C’est en cela que le film fait très fort. On est toujours sur la brèche, avec un personnage qui peut autant nous toucher que nous effrayer. Un personnage inconscient de ses méfaits, instable, et qui va faire plus de mal que de bien, allant même jusqu’à la folie pure sur la fin du métrage, où il va torturer de façon inhumaine. La mise en scène du film est intéressante aussi, car elle à la fois lumineuse, montrant un pays sublime, et énergique, donnant une sensation de prises de vue sur le vif, comme si un reporter filmait en quasi caméra cachée. Kevin Macdonald arrive alors à rendre son film tendu du début à la fin, donnant plus dans le thriller que dans le biopic, notamment sur la toute fin, avec la prise d’otages à Entebbe, où on sera même gratifié de quelques séquences gores.
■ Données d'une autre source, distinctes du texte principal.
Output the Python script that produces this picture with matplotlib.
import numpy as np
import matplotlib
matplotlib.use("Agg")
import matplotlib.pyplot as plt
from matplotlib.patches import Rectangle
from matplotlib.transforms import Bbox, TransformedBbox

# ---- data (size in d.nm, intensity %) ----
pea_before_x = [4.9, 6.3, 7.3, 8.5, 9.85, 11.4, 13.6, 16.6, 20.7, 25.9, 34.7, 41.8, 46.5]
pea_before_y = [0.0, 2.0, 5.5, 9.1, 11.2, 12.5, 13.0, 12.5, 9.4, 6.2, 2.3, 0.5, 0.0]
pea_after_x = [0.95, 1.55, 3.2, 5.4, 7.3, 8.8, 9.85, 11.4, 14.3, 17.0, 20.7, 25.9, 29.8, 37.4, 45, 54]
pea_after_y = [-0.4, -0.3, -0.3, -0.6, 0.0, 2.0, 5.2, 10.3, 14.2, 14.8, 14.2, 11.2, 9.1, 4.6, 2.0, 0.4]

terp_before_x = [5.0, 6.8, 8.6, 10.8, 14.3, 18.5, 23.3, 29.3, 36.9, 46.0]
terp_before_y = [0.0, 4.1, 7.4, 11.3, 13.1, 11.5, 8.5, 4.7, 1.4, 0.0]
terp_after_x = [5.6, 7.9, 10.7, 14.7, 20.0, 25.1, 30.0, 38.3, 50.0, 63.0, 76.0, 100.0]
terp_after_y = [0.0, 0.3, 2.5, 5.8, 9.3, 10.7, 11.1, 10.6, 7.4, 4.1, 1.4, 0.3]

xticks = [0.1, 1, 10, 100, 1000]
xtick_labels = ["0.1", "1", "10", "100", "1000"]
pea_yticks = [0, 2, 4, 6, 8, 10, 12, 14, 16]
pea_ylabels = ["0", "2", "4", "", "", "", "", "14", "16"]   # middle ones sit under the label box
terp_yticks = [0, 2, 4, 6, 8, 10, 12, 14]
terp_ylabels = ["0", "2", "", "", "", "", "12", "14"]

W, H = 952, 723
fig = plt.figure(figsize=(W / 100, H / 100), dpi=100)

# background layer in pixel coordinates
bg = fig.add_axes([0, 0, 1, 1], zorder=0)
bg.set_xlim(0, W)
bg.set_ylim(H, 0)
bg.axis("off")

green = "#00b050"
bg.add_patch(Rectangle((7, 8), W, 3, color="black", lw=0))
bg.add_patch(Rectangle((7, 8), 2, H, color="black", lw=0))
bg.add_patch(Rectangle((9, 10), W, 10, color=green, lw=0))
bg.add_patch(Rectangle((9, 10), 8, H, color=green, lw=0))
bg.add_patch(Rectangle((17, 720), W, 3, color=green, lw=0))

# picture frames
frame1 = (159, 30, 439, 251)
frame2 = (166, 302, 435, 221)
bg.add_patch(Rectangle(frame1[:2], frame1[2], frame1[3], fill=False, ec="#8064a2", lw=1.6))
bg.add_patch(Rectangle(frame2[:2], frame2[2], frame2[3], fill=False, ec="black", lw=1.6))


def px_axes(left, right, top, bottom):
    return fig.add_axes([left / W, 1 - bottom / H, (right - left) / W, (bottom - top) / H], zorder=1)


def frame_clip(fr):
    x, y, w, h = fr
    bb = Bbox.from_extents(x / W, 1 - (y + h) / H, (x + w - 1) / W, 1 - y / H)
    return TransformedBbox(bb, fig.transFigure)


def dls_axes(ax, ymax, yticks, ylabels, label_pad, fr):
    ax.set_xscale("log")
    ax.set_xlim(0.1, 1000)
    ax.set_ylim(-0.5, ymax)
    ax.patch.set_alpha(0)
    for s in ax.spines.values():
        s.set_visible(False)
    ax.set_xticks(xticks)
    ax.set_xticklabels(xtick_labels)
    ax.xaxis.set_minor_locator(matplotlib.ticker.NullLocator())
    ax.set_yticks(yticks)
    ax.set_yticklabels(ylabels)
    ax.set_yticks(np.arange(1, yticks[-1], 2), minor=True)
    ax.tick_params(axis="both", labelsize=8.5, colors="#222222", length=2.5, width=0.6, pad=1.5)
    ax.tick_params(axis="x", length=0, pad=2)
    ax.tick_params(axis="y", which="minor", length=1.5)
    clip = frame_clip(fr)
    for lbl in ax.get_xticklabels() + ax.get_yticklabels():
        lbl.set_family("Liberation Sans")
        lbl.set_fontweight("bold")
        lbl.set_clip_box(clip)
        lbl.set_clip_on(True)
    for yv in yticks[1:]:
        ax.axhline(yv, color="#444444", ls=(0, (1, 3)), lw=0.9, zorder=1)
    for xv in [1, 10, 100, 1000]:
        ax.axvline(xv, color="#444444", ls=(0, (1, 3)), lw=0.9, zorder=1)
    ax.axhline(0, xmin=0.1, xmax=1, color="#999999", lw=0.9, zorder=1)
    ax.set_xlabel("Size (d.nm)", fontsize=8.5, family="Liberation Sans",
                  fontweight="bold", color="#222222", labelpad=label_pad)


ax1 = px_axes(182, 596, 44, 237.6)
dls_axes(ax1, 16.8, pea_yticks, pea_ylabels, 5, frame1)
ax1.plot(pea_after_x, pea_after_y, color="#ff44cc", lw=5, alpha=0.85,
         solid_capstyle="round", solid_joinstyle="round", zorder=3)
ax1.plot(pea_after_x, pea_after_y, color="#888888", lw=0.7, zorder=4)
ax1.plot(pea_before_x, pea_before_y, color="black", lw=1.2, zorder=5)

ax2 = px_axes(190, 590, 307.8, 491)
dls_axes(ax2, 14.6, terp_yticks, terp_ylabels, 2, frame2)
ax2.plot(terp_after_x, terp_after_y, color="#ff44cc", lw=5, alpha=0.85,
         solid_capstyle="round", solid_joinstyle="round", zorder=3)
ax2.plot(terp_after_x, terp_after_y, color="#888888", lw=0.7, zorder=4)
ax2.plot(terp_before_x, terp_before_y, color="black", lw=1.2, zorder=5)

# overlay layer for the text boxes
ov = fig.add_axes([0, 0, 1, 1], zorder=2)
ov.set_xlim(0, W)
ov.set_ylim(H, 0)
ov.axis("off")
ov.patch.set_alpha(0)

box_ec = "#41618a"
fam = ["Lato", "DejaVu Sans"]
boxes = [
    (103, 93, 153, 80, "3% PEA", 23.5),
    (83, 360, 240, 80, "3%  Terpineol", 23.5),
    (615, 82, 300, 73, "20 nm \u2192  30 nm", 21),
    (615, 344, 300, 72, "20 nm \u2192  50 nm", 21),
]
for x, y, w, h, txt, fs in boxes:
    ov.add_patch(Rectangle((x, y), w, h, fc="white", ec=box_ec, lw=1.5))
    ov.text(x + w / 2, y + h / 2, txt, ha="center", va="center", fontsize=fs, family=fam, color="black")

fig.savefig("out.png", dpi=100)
Le film a remporté une floppée de prix, amplement mérités, et cela est aussi dû aux acteurs qui sont impressionnants, à commencer par Forest Whitaker qui donne corps à Amin Dada. S’il y avait une petite ressemblance d’un point de vue physique, l’acteur en impose aussi en pétant régulièrement les plombs et en jouant la folie douce avec subtilité. On sent qu’il s’agit d’un enfant capricieux dans le corps d’un ogre, et l’acteur américain est incroyable dans sa composition, toujours juste et puissante. A ses côtés, James McAvoy n’est pas en reste non plus, puisqu’il est étonnant dans le rôle de ce jeune médecin qui va côtoyer le dictateur. Lui aussi joue avec les nuances, ne sait pas sur quel pied danser et apporte un jeu subtil qu’il va tenir jusqu’au bout. Les deux acteurs sont en osmose, et tout cela tend à rendre le film encore plus fort.
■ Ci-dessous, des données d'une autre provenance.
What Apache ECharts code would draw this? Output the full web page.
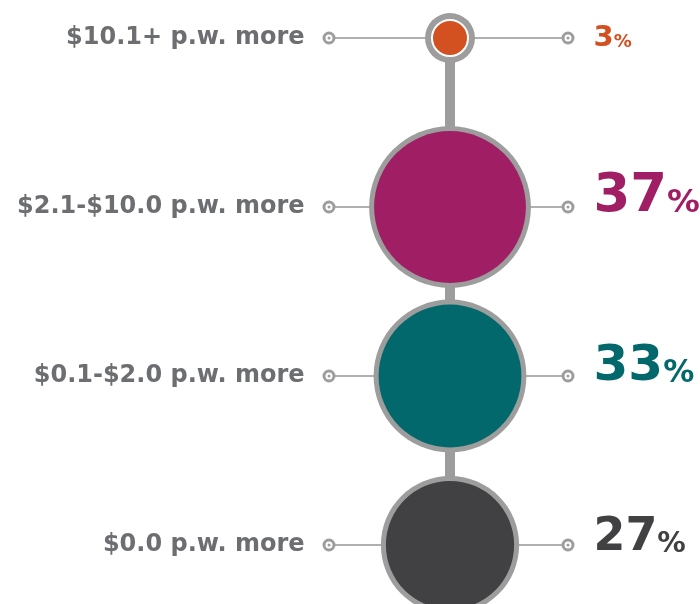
<!DOCTYPE html>
<html>
<head>
<meta charset="utf-8">
<script src="https://cdn.jsdelivr.net/npm/echarts@6/dist/echarts.min.js"></script>
<style>
  html, body { margin: 0; padding: 0; background: #fff; }
  #chart { width: 700px; height: 604px; }
</style>
</head>
<body>
<div id="chart"></div>
<script>
// data
const rows = ['$10.1+ p.w. more', '$2.1-$10.0 p.w. more', '$0.1-$2.0 p.w. more', '$0.0 p.w. more']
const shares = [3, 37, 33, 27]
const colors = ['#d35020', '#a01e64', '#02686b', '#414042']

const ringGrey = '#9d9d9d'
const lineGrey = '#b0b0b0'
const leftX = -121
const rightX = 118
const font = 'DejaVu Sans'

// circle area follows the share
function ringSize(v) {
  return Math.max(2 * 13.3 * Math.sqrt(v), 50)
}
function pctSize(v) {
  return 27 + 0.7 * v
}

const chart = echarts.init(document.getElementById('chart'))

const leaders = rows.map(r => ({
  type: 'line',
  data: [[leftX, r], [rightX, r]],
  symbol: 'none',
  silent: true,
  lineStyle: { color: lineGrey, width: 2 },
  z: 1
}))

chart.setOption({
  animation: false,
  grid: { left: 0, right: 0, top: 38, bottom: 59 },
  xAxis: { type: 'value', min: -450, max: 250, show: false },
  yAxis: { type: 'category', data: rows, inverse: true, boundaryGap: false, show: false },
  series: [
    // stem
    {
      type: 'line',
      data: rows.map(r => [0, r]),
      symbol: 'none',
      silent: true,
      lineStyle: { color: ringGrey, width: 10 },
      z: 2
    },
    ...leaders,
    // left dots + category labels
    {
      type: 'scatter',
      data: rows.map(r => [leftX, r]),
      symbol: 'circle',
      symbolSize: 10,
      itemStyle: { color: '#fff', borderColor: ringGrey, borderWidth: 3, opacity: 1 },
      label: {
        show: true,
        position: 'left',
        distance: 18,
        formatter: p => rows[p.dataIndex],
        fontFamily: font,
        fontWeight: 'bold',
        fontSize: 24,
        color: '#6d6e71'
      },
      z: 3
    },
    // right dots + percentages
    {
      type: 'scatter',
      data: rows.map((r, i) => ({
        value: [rightX, r],
        label: {
          offset: [0, -(pctSize(shares[i]) - 30) * 0.43],
          rich: {
            n: { fontFamily: font, fontWeight: 'bold', fontSize: pctSize(shares[i]), color: colors[i], verticalAlign: 'bottom', lineHeight: pctSize(shares[i]) },
            p: { fontFamily: font, fontWeight: 'bold', fontSize: pctSize(shares[i]) * 0.62, color: colors[i], verticalAlign: 'bottom', lineHeight: pctSize(shares[i]) * 0.62, padding: [0, 0, pctSize(shares[i]) * 0.06, 0] }
          }
        }
      })),
      symbol: 'circle',
      symbolSize: 10,
      itemStyle: { color: '#fff', borderColor: ringGrey, borderWidth: 3, opacity: 1 },
      label: {
        show: true,
        position: 'right',
        distance: 19,
        formatter: p => '{n|' + shares[p.dataIndex] + '}{p|%}'
      },
      z: 3
    },
    // dot centres
    {
      type: 'scatter',
      data: rows.map(r => [leftX, r]).concat(rows.map(r => [rightX, r])),
      symbol: 'circle',
      symbolSize: 3,
      silent: true,
      itemStyle: { color: ringGrey, opacity: 1 },
      z: 4
    },
    // grey rings
    {
      type: 'scatter',
      data: rows.map((r, i) => [0, r, shares[i]]),
      symbol: 'circle',
      symbolSize: d => ringSize(d[2]),
      itemStyle: { color: ringGrey, opacity: 1 },
      z: 5
    },
    // coloured fills
    {
      type: 'scatter',
      data: rows.map((r, i) => ({
        value: [0, r, shares[i]],
        itemStyle: shares[i] < 10
          ? { color: colors[i], borderColor: '#fff', borderWidth: 2, opacity: 1 }
          : { color: colors[i], opacity: 1 }
      })),
      symbol: 'circle',
      symbolSize: d => d[2] < 10 ? ringSize(d[2]) - 14 : ringSize(d[2]) - 10,
      z: 6
    }
  ]
})
</script>
</body>
</html>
Au final, Le Dernier Roi d’Ecosse est un excellent film, qui arrive à mélanger le vrai du faux sans jamais tomber dans la caricature. Offrant un portrait tout en nuances, ce qui rend le dictateur d’autant plus glaçant, Kevin Macdonald épure sa mise en scène pour nous plonger au cœur d’un pays magnifique, en proie à une guerre civile qui va le plonger dans un chaos d’une violence inouïe. Savamment monté pour faire monter une tension qui arrive à son apogée sur la toute dernière scène, on peut aisément dire que Le Dernier Roi d’Ecosse est un long-métrage qui ne vieillit pas et a tous les atours d’un grand film.